When I was a child I would often sit in the garden with my
mother's old leather-bound Bible. I
would search its pages for signs and secrets even then. I still have that
Bible. I still search its pages.
Most souls don't truly believe in the existence of other worlds, or even hidden
regions of this world. I've spent a long
time peering into the abyss. Be careful,
they say, lest the abyss peer back into you. There is truth in that adage. I experienced it first-hand. But I didn't go looking for shades and forms
beyond the veil. Not initially. It seems the realm came to me first. Only then did I peer. I feel like I had no choice. I remember sitting in my favourite public gardens
as a youth; the Rookery in Streatham, Myatt’s Fields Park in Camberwell. I remember thumbing through the pages of that
leather-bound Bible, sometimes with tears in my eyes, despairing at the
apparent insanity of both men and gods. There is so much cruelty in the
world, reflected or perhaps inspired, in part, by our religions. We are like dangerous children with our
stories. Jealous, possessive, violent. We kill for our stories. We use them as pretexts to enslave and
desecrate others; a nightmarish familicide that seems to have no end.

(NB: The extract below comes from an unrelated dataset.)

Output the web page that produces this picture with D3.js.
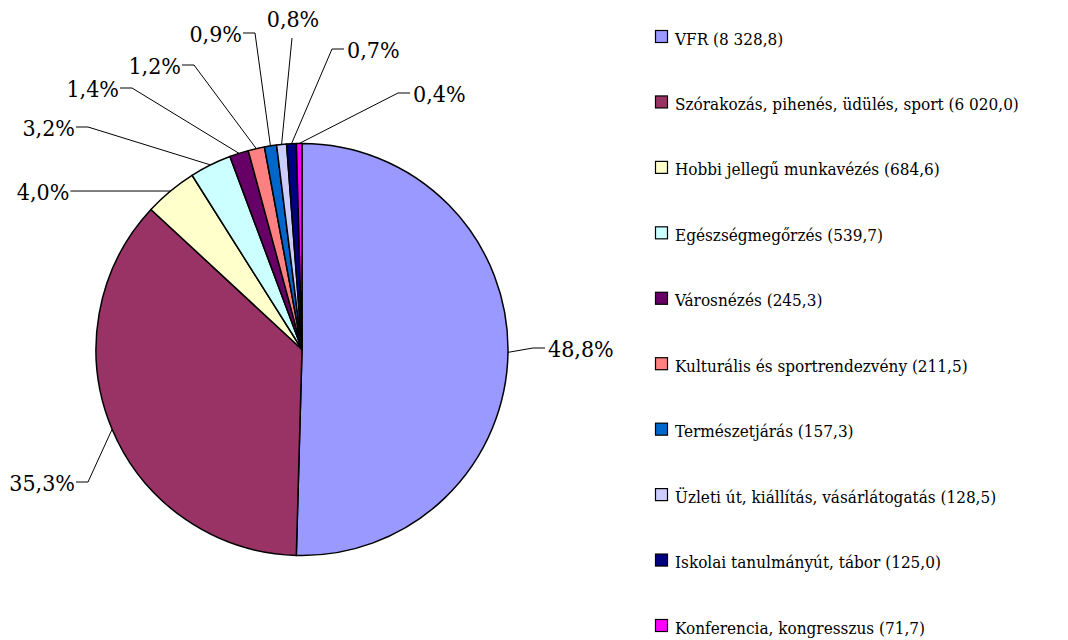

But I am comforted when I read words of love
and kindness and empathy in those scriptures, when I can feel the passion and
sincerity behind the words, all but lost in the war and tales of war.
I was never
as afraid as I imagined others would be if they had seen the things I've seen. But perhaps I adapted quickly to such things. It's all I know, really. There was never a time when spirits and magic
were not a part of my life. Such things
are at the core of my identity, such as it is. I feel like I've been here for a long, long
time, living variations on the same life. A soul and a spirit utterly obsessed with
stories, and storytelling. Narrative;
the creation or retrieval of meaning. Poetry,
prose, and song. Imagery, and its
communion with the depths of the psyche. The more I learn, the more I experience, the
more I realize how little I know. I know
that Creation is a wild and haunted thing however, as is our notion of self –
or selves. I am more than just one
person. I would offer the same is true
for you. I often meditate on the
mysteries of identity.
Who are we,
really? What were we, and what can we be
again?
Friends, powerful and terrible
and holy secrets have been kept from you. From all of us. I have seen and experienced only the very
edges of these secrets, but it was enough. We share this realm with monsters and gods and
bright ones. They walk among us
sometimes, in flesh or the appearance of flesh. The veil is permeable, and not at all what you
think.
All worlds
connect, both symbolically and literally. Western science has yet to truly grasp this,
but it is implied or explicitly explored in the art of all cultures. Materialism is a fallacy, a lie of control. And our notion of material itself, or
tangibility, desperately needs a reimagining. If you knew how, you could walk
your way to the stars. You might find
such a notion preposterous, but this dreamtime we call existence is full of
secrets. These are secrets over which
the blood of entire races is spilt. Imagine
an infinity of living, conscious beings. Imagine worlds upon worlds, as complex and
more so than our own. Imagine your
breath filled with the still pulsing light of a billion suns and the
civilisations that orbit them. Space and
time and myth are not what we believe them to be. This is a living realm, endless and
mysterious. How can dreaming be anything
but? Systems within systems,
incomprehensible to our logic but not to our art, or our imagination. We know so little of the mysteries and we fear
the shadows, but shadows give us depth. There
is no end to the depth of the dreamtime, or we who dwell within it and are made
of it. I believe dream is the substance
from which all others arise, because I have seen reality warp and shift and
transform all around me.
Art is the only
place I can truly discuss and explore this haunted, shifting realm.
For me gardens
are places of respite, contemplation and renewal. But also they are places where I've asked
myself the most difficult questions about life and about myself. Sometimes on Sundays, after visiting St John
the Divine, I'll walk to Myatt’s Fields Park or take the bus down into
Streatham to visit the Rookery. These
public parks and gardens mean a lot to me, linked not only to my childhood but to
my emotional and spiritual growth as an adult. I feel the need to check in with them quite
often, to be in their spaces for whatever reason. Sometimes on warm nights I would secretly
visit Myatt’s Fields or the Rookery after they had closed to the public. I usually had the entire garden or park to
myself. I would spend hours there lying
on the grass and peering up at the stars, my mother's Bible sometimes pressed
to my chest. It was always too dark to read
by starlight but I suppose I consider the book a talisman of sorts. It comforts me. I'm still not entirely sure why I do such
things. I used to think it was to be
alone, but I suppose really it was to be closer to God, closer to that mystery
that has fascinated me since I was a boy and would sit in the grass in my
parents’ garden. I'm still asking
similar questions. The answers I
receive, while no less mysterious than they were in childhood, seem to make
more sense now. The answers feel richer
as an adult. Deeper, harder earned. I hope I dream a little more deftly now, but
with no less passion than I did as a boy.